Geschichte der Schulen
- Die Anfänge des Schulwesens gehen auf Unterricht für Kinder zweier begüteter Grundbesitzer Mitte des 18. Jahrhunderts in der Alten Mühle in Bergheim zurück. Das war aber noch nicht von Dauer. Um 1790 entstand am Paschacker, auf der Grenze von Bergheim und Oestrum, ein erstes Schulgebäude. Es wurde 1844 erweitert. 1857 brannte die Schule ab und wurde wieder aufgebaut. 1878 und 1886 wurde sie erneut erweitert. Die Schule wurde bis 1929 genutzt, möglicherweise auch noch einmal kurz nach dem Zweiten Weltkrieg. In den 1960er Jahren wurde das Gebäude abgerissen. 1967 entstand dort der Neubau einer Förderschule, der heutigen Friedrich-Fröbel-Schule.

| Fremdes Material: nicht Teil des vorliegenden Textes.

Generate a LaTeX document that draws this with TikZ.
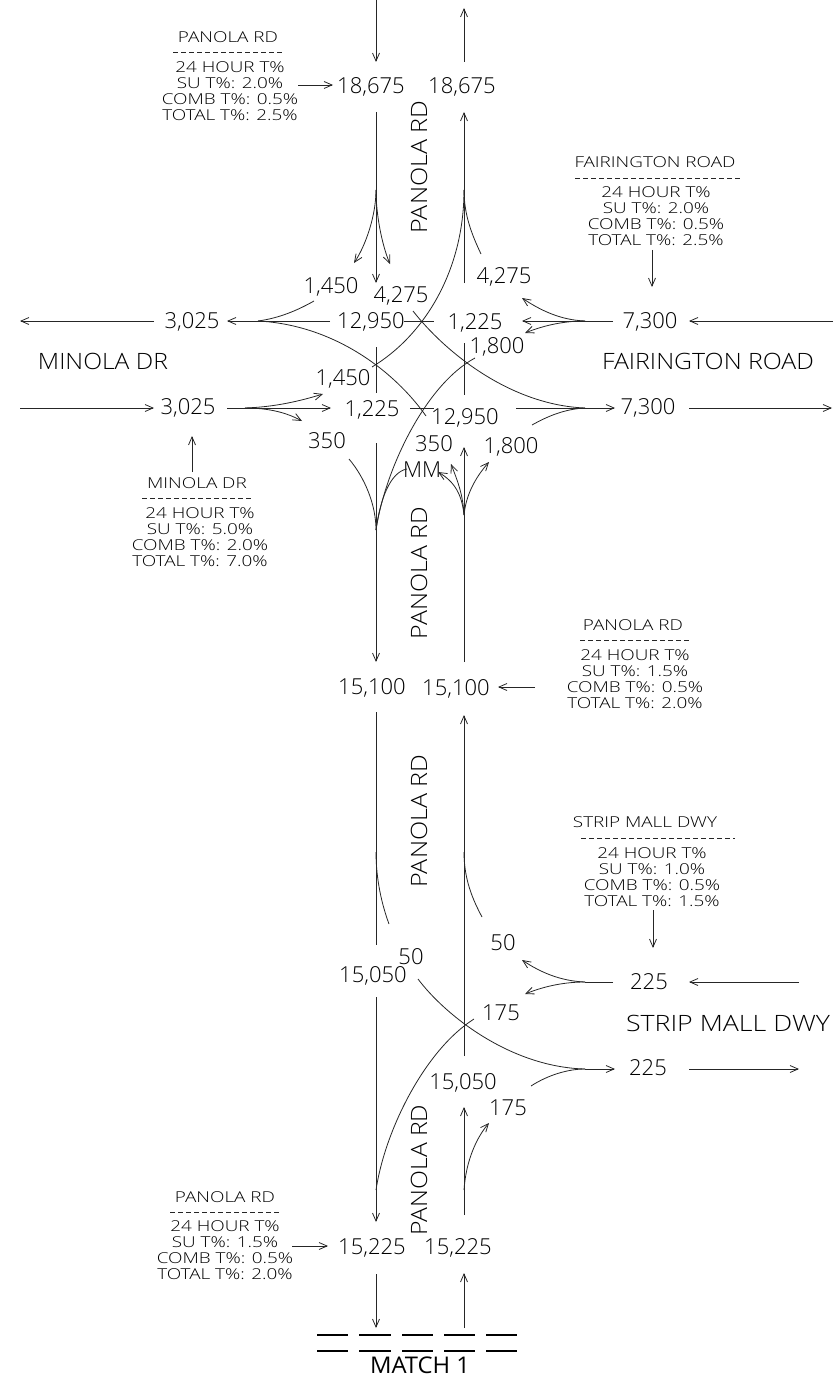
\documentclass[tikz,border=0pt]{standalone}
\usepackage{fontspec}
\usepackage{graphicx}
\setmainfont{Open Sans}[UprightFont=* Light,BoldFont=*]
\newfontfamily\numfont{Open Sans}[UprightFont=* Light]
\newfontfamily\roadfont{Open Sans}[UprightFont=* Light]
\newfontfamily\tabfont{Open Sans}[UprightFont=* Light,FakeStretch=1.26]
\newfontfamily\matchfont{Open Sans}
\usetikzlibrary{arrows.meta}
\newcommand{\fitw}[2]{\resizebox{#1pt}{\height}{#2}}
\tikzset{
  x=1pt,y=-1pt,
  road/.style={line width=0.8pt,black!85},
  arr/.style={road,-{Straight Barb[length=8pt,width=7pt,line width=0.8pt]}},
  num/.style={inner sep=0pt,text=black,font=\numfont\fontsize{22}{24}\selectfont},
  rname/.style={inner sep=0pt,text=black,font=\roadfont\fontsize{22.5}{24}\selectfont},
  ttl/.style={inner sep=0pt,text=black,font=\tabfont\fontsize{15}{16}\selectfont},
  tbl/.style={inner sep=0pt,align=center,text=black,font=\tabfont\fontsize{15}{16}\selectfont},
  dashln/.style={line width=0.8pt,black!85,dash pattern=on 5pt off 3pt},
  mline/.style={line width=1.6pt,black},
}
\newcommand{\tbody}[1]{24 HOUR T\%\\SU T\%: #1\\}
\begin{document}
\begin{tikzpicture}
\useasboundingbox (0,0) rectangle (833,1380);
% --- labels ---
\node[num] (nA) at (371,87) {18,675};
\node[num] (nB) at (462,87) {18,675};
\node[num] (nC) at (331,287) {1,450};
\node[num] (nD) at (401,296) {4,275};
\node[num] (nE) at (504,277) {4,275};
\node[num] (nF) at (371,322) {12,950};
\node[num] (nG) at (475,323) {1,225};
\node[num] (nH) at (497,347) {1,800};
\node[num] (nI) at (343,379) {1,450};
\node[num] (nJ) at (372,410) {1,225};
\node[num] (nK) at (465,418) {12,950};
\node[num] (nL) at (327,441) {350};
\node[num] (nM) at (434,444) {350};
\node[num] (nN) at (511,447) {1,800};
\node[num] (nO) at (422,470) {MM};
\node[num] (nP) at (192,322) {3,025};
\node[num] (nQ) at (188,408) {3,025};
\node[num] (nR) at (650,322) {7,300};
\node[num] (nS) at (648,408) {7,300};
\node[num] (nT) at (372,688) {15,100};
\node[num] (nU) at (456,689) {15,100};
\node[num] (nV) at (373,976) {15,050};
\node[num] (nW) at (411,957) {50};
\node[num] (nX) at (503,943) {50};
\node[num] (nY) at (501,1013) {175};
\node[num] (nZ) at (463,1083) {15,050};
\node[num] (oA) at (508,1108) {175};
\node[num] (oB) at (649,982) {225};
\node[num] (oC) at (648,1068) {225};
\node[num] (oD) at (372,1248) {15,225};
\node[num] (oE) at (458,1248) {15,225};
\node[rname] (rA) at (103,361) {\fitw{130}{MINOLA DR}};
\node[rname] (rB) at (708,361) {\fitw{212}{FAIRINGTON ROAD}};
\node[rname] (rC) at (728,1023) {\fitw{204}{STRIP MALL DWY}};
\node[rname,rotate=90] (rD) at (419,167) {\fitw{133}{PANOLA RD}};
\node[rname,rotate=90] (rE) at (419,573) {\fitw{132}{PANOLA RD}};
\node[rname,rotate=90] (rF) at (419,821) {\fitw{133}{PANOLA RD}};
\node[rname,rotate=90] (rG) at (419,1170) {\fitw{131}{PANOLA RD}};
\node[inner sep=0pt,text=black,font=\matchfont\fontsize{23}{24}\selectfont] (rH) at (420,1365) {\fitw{100}{MATCH 1}};
% --- tables ---
\node[ttl] (t1) at (228,37) {PANOLA RD};
\coordinate (t1a) at (173,52.5); \coordinate (t1b) at (284,52.5);
\node[tbl] (b1) at (230,91) {\tbody{2.0\%}COMB T\%: 0.5\%\\TOTAL T\%: 2.5\%};
\node[ttl] (t2) at (655,162) {FAIRINGTON ROAD};
\coordinate (t2a) at (575,178); \coordinate (t2b) at (740,178);
\node[tbl] (b2) at (656,216) {\tbody{2.0\%}COMB T\%: 0.5\%\\TOTAL T\%: 2.5\%};
\node[ttl] (t3) at (197,483) {MINOLA DR};
\coordinate (t3a) at (142,498); \coordinate (t3b) at (252,498);
\node[tbl] (b3) at (200,537) {\tbody{5.0\%}COMB T\%: 2.0\%\\TOTAL T\%: 7.0\%};
\node[ttl] (t4) at (633,625) {PANOLA RD};
\coordinate (t4a) at (580,640); \coordinate (t4b) at (690,640);
\node[tbl] (b4) at (635,679) {\tbody{1.5\%}COMB T\%: 0.5\%\\TOTAL T\%: 2.0\%};
\node[ttl] (t5) at (645,822) {STRIP MALL DWY};
\coordinate (t5a) at (581,838); \coordinate (t5b) at (735,838);
\node[tbl] (b5) at (652,877) {\tbody{1.0\%}COMB T\%: 0.5\%\\TOTAL T\%: 1.5\%};
\node[ttl] (t6) at (225,1197) {PANOLA RD};
\coordinate (t6a) at (170,1212); \coordinate (t6b) at (280,1212);
\node[tbl] (b6) at (225,1250) {\tbody{1.5\%}COMB T\%: 0.5\%\\TOTAL T\%: 2.0\%};
\foreach \i in {1,...,6} \draw[dashln] (t\i a) -- (t\i b);
% --- coordinates: table leaders ---
\coordinate (l1a) at (298,85);  \coordinate (l1b) at (333,85);
\coordinate (l2a) at (652,250); \coordinate (l2b) at (652,287);
\coordinate (l3a) at (192,472); \coordinate (l3b) at (192,436);
\coordinate (l4a) at (535,687); \coordinate (l4b) at (498,687);
\coordinate (l5a) at (653,910); \coordinate (l5b) at (653,948);
\coordinate (l6a) at (292,1246);\coordinate (l6b) at (328,1246);
\foreach \i in {1,...,6} \draw[arr] (l\i a) -- (l\i b);
% --- coordinates: roadway ---
\coordinate (s0) at (376,0);   \coordinate (s1) at (376,62);
\coordinate (s2) at (376,112); \coordinate (s3) at (376,283);
\coordinate (s4) at (376,190);
\coordinate (s5) at (376,347); \coordinate (s6) at (376,393);
\coordinate (s7) at (376,443); \coordinate (s8) at (376,662);
\coordinate (s9) at (376,530);
\coordinate (s10) at (376,712);\coordinate (s11) at (376,945);
\coordinate (s12) at (376,852);
\coordinate (s13) at (376,997);\coordinate (s14) at (376,1222);
\coordinate (s15) at (376,1190);
\coordinate (s16) at (376,1274);\coordinate (s17) at (376,1328);
\coordinate (n0) at (464,62);  \coordinate (n1) at (464,8);
\coordinate (n2) at (464,283); \coordinate (n3) at (464,112);
\coordinate (n4) at (464,190);
\coordinate (n5) at (464,343); \coordinate (n6) at (464,395);
\coordinate (n7) at (464,662); \coordinate (n8) at (464,447);
\coordinate (n9) at (464,515);
\coordinate (n10) at (464,1056);\coordinate (n11) at (464,715);
\coordinate (n12) at (464,852);
\coordinate (n13) at (464,1215);\coordinate (n14) at (464,1107);
\coordinate (n15) at (464,1190);
\coordinate (n16) at (464,1328);\coordinate (n17) at (464,1273);
\coordinate (w1) at (154,321); \coordinate (w2) at (20,321);
\coordinate (w3) at (330,321); \coordinate (w4) at (227,321);
\coordinate (w5) at (404,321); \coordinate (w6) at (434,321);
\coordinate (w7) at (613,321); \coordinate (w8) at (522,321);
\coordinate (w9) at (833,321); \coordinate (w10) at (689,321);
\coordinate (w11) at (258,321); \coordinate (w12) at (585,321);
\coordinate (e1) at (20,408);  \coordinate (e2) at (154,408);
\coordinate (e3) at (227,408); \coordinate (e4) at (331,408);
\coordinate (e5) at (410,408); \coordinate (e6) at (434,408);
\coordinate (e7) at (516,408); \coordinate (e8) at (615,408);
\coordinate (e9) at (689,408); \coordinate (e10) at (832,408);
\coordinate (e11) at (245,408); \coordinate (e12) at (585,408);
\coordinate (g1) at (799,982); \coordinate (g2) at (689,982);
\coordinate (g3) at (689,1069);\coordinate (g4) at (799,1069);
\coordinate (g5) at (613,982); \coordinate (g6) at (585,982);
\coordinate (g8) at (615,1069);
\coordinate (g9) at (585,1069);
% straight runs
\draw[arr] (s0) -- (s1);
\draw[arr] (n0) -- (n1);
\draw[arr] (s2) -- (s3);
\draw[arr] (n2) -- (n3);
\draw[road] (s5) -- (s6);
\draw[road] (n5) -- (n6);
\draw[arr] (s7) -- (s8);
\draw[arr] (n7) -- (n8);
\draw[road] (s10) -- (s11);
\draw[arr] (n10) -- (n11);
\draw[arr] (s13) -- (s14);
\draw[arr] (n13) -- (n14);
\draw[arr] (s16) -- (s17);
\draw[arr] (n16) -- (n17);
\draw[arr] (w1) -- (w2);
\draw[arr] (w3) -- (w4);
\draw[road] (w5) -- (w6);
\draw[arr] (w7) -- (w8);
\draw[arr] (w9) -- (w10);
\draw[arr] (e1) -- (e2);
\draw[arr] (e3) -- (e4);
\draw[road] (e5) -- (e6);
\draw[arr] (e7) -- (e8);
\draw[arr] (e9) -- (e10);
\draw[arr] (g1) -- (g2);
\draw[road] (g5) -- (g6);
\draw[arr] (g9) -- (g8);
\draw[arr] (g3) -- (g4);
% curves, upper intersection
\coordinate (c1) at (354,263); \coordinate (c2) at (390,264); \coordinate (c3) at (481,254);
\coordinate (c4) at (372,367); \coordinate (c5) at (314,301); \coordinate (c6) at (426,416);
\coordinate (c7) at (413,311); \coordinate (c8) at (522,298); \coordinate (c9) at (525,333);
\coordinate (c10) at (475,358); \coordinate (c11) at (323,394); \coordinate (c12) at (302,421);
\coordinate (c13) at (532,425); \coordinate (c14) at (349,459); \coordinate (c15) at (407,469);
\coordinate (c16) at (489,462); \coordinate (c17) at (438,472); \coordinate (c18) at (451,464);
\draw[arr] (s4) .. controls (376,215) and (366,245) .. (c1);
\draw[arr] (s4) .. controls (376,215) and (382,245) .. (c2);
\draw[road] (n4) .. controls (464,215) and (472,235) .. (c3);
\draw[road] (n4) .. controls (464,270) and (425,335) .. (c4);
\draw[road] (w11) .. controls (280,318) and (298,310) .. (c5);
\draw[road] (w11) .. controls (335,325) and (395,372) .. (c6);
\draw[road] (c7) .. controls (445,352) and (510,405) .. (e12);
\draw[arr] (w12) .. controls (560,320) and (540,310) .. (c8);
\draw[arr] (w12) .. controls (560,321) and (540,327) .. (c9);
\draw[road] (c10) .. controls (425,385) and (385,470) .. (s9);
\draw[arr] (e11) .. controls (275,407) and (300,401) .. (c11);
\draw[arr] (e11) .. controls (270,408) and (287,413) .. (c12);
\draw[road] (c13) .. controls (548,416) and (565,409) .. (e12);
\draw[road] (c14) .. controls (365,478) and (376,505) .. (s9);
\draw[road] (c15) .. controls (390,472) and (380,500) .. (s9);
\draw[arr] (n9) .. controls (466,495) and (475,478) .. (c16);
\draw[arr] (n9) .. controls (462,495) and (455,482) .. (c17);
\draw[arr] (n9) .. controls (463,495) and (458,482) .. (c18);
% curves, lower intersection
\coordinate (d1) at (482,917); \coordinate (d2) at (389,924); \coordinate (d3) at (418,979);
\coordinate (d4) at (474,1019); \coordinate (d5) at (522,960); \coordinate (d6) at (525,994);
\coordinate (d7) at (531,1086); \coordinate (d8) at (489,1123);
\draw[road] (n12) .. controls (464,880) and (473,900) .. (d1);
\draw[road] (s12) .. controls (376,880) and (382,905) .. (d2);
\draw[road] (d3) .. controls (445,1015) and (510,1067) .. (g9);
\draw[road] (d4) .. controls (425,1050) and (385,1130) .. (s15);
\draw[arr] (g6) .. controls (560,981) and (540,972) .. (d5);
\draw[arr] (g6) .. controls (560,982) and (540,988) .. (d6);
\draw[road] (d7) .. controls (548,1075) and (568,1069) .. (g9);
\draw[arr] (n15) .. controls (466,1160) and (477,1137) .. (d8);
% match line
\foreach \a/\b [count=\i] in {317/348,359/391,402/433,444/475,486/517}{
  \coordinate (mt\i a) at (\a,1335); \coordinate (mt\i b) at (\b,1335);
  \coordinate (mb\i a) at (\a,1351); \coordinate (mb\i b) at (\b,1351);
  \draw[mline] (mt\i a) -- (mt\i b);
  \draw[mline] (mb\i a) -- (mb\i b);
}
\end{tikzpicture}
\end{document}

- Mindestens seit 1829 gab es auch in Asterlagen eine Schule. Sie wurde 1899 erneuert oder erweitert und 1960 durch die Schule an der Bergheimer Straße ersetzt.
- Da die Schule Paschacker die wachsenden Schülerzahlen nicht mehr aufnehmen konnte, wurde 1898 für Kinder aus Oestrum und Trompet die „Pickertschule“ Auf dem Pickert, eigentlich an der Moerser Straße gelegen, eröffnet. Sie wurde im Zweiten Weltkrieg schwer beschädigt. Ihre Nachfolge trat 1976 die Grundschule an der Van-Gogh-Straße in Trompet an.
- Für Kinder aus dem westlichen Bergheim entstand 1907 Auf dem Berg eine eigene Volksschule. Auch sie war nach Kriegsende nicht mehr nutzbar. 1966 erhielt sie einen Erweiterungsbau.
- Da fast die gesamte Bevölkerung evangelisch war, waren auch die Schulen so ausgerichtet. Aber der Zustrom von Arbeitern für die Industrie brachte Anfang des 20. Jahrhunderts erstmals wieder eine nennenswerte Zahl von Katholiken nach Bergheim, für deren Kinder auch Schulraum geschaffen werden musste. In der Schule Am Berg bezog die erste katholische Schule 1910 einen Klassenraum. 1916 geschah das auch in der Schule Am Pickert.
- Der Neubau einer Katholischen Volksschule entstand 1927 bis 1929 an der Lange Straße. Auch die evangelische Schule vom Paschacker kam darin unter.
- 1939 wurde die konfessionelle Ausrichtung der Volksschulen aufgehoben.
- Wegen der Kriegsschäden nahm die Schule Lange Straße 1945 auch die Kinder der „Pickertschule“ und der Schule Auf dem Berg auf, bis zu deren Wiederaufbau. Gemäß einer Abstimmung der Eltern wurden 1946 im Gebäude aber eine katholische, eine evangelische und eine ganz kleine Gemeinschaftsschule gebildet, mit zusammen jedoch 1700 Kindern. Sogar eine Berufsschule war dort untergebracht. Bei der Trennung der Volksschulen in Grund- und Hauptschulen 1968 wurde nur die Schule Lange Straße zur Hauptschule, die anderen zu Grundschulen. Sie bestand bis 2013.
- Wichtigen Schulraum angesichts der geburtenstarken Jahrgänge gab es ab 1963 durch den Neubau an der Mevissenstraße in Oestrum. Dort befand sich auch die letzte katholisch ausgerichtete Grundschule in Bergheim.